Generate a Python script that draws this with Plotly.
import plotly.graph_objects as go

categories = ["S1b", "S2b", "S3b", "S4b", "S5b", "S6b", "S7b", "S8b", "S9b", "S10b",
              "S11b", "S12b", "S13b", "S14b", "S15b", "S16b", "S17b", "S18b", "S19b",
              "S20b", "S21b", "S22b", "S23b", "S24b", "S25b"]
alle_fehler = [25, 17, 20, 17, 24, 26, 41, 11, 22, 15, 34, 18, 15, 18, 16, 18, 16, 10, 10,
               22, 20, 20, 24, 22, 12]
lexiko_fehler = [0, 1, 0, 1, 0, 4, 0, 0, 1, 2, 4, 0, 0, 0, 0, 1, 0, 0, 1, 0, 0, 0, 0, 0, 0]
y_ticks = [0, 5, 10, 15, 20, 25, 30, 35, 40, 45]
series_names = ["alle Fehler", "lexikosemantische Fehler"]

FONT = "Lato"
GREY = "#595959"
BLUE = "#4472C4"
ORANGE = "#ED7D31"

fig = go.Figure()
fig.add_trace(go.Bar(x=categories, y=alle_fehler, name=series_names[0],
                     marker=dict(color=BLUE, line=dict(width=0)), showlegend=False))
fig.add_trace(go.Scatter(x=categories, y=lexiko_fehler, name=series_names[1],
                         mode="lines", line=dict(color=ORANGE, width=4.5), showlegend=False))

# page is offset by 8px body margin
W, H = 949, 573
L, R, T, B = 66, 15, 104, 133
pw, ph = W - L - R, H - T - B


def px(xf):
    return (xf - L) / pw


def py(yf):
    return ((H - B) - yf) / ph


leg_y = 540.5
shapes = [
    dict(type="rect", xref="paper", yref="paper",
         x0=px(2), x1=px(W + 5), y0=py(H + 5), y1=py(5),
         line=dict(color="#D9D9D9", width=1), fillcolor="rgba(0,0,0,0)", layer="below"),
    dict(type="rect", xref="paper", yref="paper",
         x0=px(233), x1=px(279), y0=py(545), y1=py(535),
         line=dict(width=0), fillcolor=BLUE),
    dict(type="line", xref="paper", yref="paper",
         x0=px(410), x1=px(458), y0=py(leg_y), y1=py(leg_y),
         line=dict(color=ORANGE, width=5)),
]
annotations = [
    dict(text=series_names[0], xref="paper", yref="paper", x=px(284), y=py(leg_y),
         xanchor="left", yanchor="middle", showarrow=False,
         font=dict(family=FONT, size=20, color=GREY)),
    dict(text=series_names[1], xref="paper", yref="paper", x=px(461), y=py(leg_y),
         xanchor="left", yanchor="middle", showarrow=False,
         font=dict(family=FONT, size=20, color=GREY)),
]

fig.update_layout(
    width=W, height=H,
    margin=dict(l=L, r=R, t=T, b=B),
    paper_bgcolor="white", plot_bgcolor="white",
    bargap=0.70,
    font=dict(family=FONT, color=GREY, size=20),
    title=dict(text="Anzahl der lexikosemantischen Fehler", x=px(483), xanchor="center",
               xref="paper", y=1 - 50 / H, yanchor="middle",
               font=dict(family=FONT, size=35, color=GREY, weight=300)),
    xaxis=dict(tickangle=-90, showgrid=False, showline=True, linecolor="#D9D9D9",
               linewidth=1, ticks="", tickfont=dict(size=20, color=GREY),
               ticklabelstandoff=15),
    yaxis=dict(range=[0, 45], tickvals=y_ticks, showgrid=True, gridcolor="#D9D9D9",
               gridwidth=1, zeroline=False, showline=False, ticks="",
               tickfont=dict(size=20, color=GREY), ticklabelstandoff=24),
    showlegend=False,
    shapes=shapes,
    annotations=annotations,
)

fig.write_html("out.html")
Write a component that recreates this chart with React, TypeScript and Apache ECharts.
^^^^
• Your goal:
The data above must be returned in full, exactly as written.

• Problem solution:
Generate a Python script that draws this with Plotly.
import plotly.graph_objects as go

categories = ["S1b", "S2b", "S3b", "S4b", "S5b", "S6b", "S7b", "S8b", "S9b", "S10b",
              "S11b", "S12b", "S13b", "S14b", "S15b", "S16b", "S17b", "S18b", "S19b",
              "S20b", "S21b", "S22b", "S23b", "S24b", "S25b"]
alle_fehler = [25, 17, 20, 17, 24, 26, 41, 11, 22, 15, 34, 18, 15, 18, 16, 18, 16, 10, 10,
               22, 20, 20, 24, 22, 12]
lexiko_fehler = [0, 1, 0, 1, 0, 4, 0, 0, 1, 2, 4, 0, 0, 0, 0, 1, 0, 0, 1, 0, 0, 0, 0, 0, 0]
y_ticks = [0, 5, 10, 15, 20, 25, 30, 35, 40, 45]
series_names = ["alle Fehler", "lexikosemantische Fehler"]

FONT = "Lato"
GREY = "#595959"
BLUE = "#4472C4"
ORANGE = "#ED7D31"

fig = go.Figure()
fig.add_trace(go.Bar(x=categories, y=alle_fehler, name=series_names[0],
                     marker=dict(color=BLUE, line=dict(width=0)), showlegend=False))
fig.add_trace(go.Scatter(x=categories, y=lexiko_fehler, name=series_names[1],
                         mode="lines", line=dict(color=ORANGE, width=4.5), showlegend=False))

# page is offset by 8px body margin
W, H = 949, 573
L, R, T, B = 66, 15, 104, 133
pw, ph = W - L - R, H - T - B


def px(xf):
    return (xf - L) / pw


def py(yf):
    return ((H - B) - yf) / ph


leg_y = 540.5
shapes = [
    dict(type="rect", xref="paper", yref="paper",
         x0=px(2), x1=px(W + 5), y0=py(H + 5), y1=py(5),
         line=dict(color="#D9D9D9", width=1), fillcolor="rgba(0,0,0,0)", layer="below"),
    dict(type="rect", xref="paper", yref="paper",
         x0=px(233), x1=px(279), y0=py(545), y1=py(535),
         line=dict(width=0), fillcolor=BLUE),
    dict(type="line", xref="paper", yref="paper",
         x0=px(410), x1=px(458), y0=py(leg_y), y1=py(leg_y),
         line=dict(color=ORANGE, width=5)),
]
annotations = [
    dict(text=series_names[0], xref="paper", yref="paper", x=px(284), y=py(leg_y),
         xanchor="left", yanchor="middle", showarrow=False,
         font=dict(family=FONT, size=20, color=GREY)),
    dict(text=series_names[1], xref="paper", yref="paper", x=px(461), y=py(leg_y),
         xanchor="left", yanchor="middle", showarrow=False,
         font=dict(family=FONT, size=20, color=GREY)),
]

fig.update_layout(
    width=W, height=H,
    margin=dict(l=L, r=R, t=T, b=B),
    paper_bgcolor="white", plot_bgcolor="white",
    bargap=0.70,
    font=dict(family=FONT, color=GREY, size=20),
    title=dict(text="Anzahl der lexikosemantischen Fehler", x=px(483), xanchor="center",
               xref="paper", y=1 - 50 / H, yanchor="middle",
               font=dict(family=FONT, size=35, color=GREY, weight=300)),
    xaxis=dict(tickangle=-90, showgrid=False, showline=True, linecolor="#D9D9D9",
               linewidth=1, ticks="", tickfont=dict(size=20, color=GREY),
               ticklabelstandoff=15),
    yaxis=dict(range=[0, 45], tickvals=y_ticks, showgrid=True, gridcolor="#D9D9D9",
               gridwidth=1, zeroline=False, showline=False, ticks="",
               tickfont=dict(size=20, color=GREY), ticklabelstandoff=24),
    showlegend=False,
    shapes=shapes,
    annotations=annotations,
)

fig.write_html("out.html")
Write a component that recreates this chart with React, TypeScript and Apache ECharts.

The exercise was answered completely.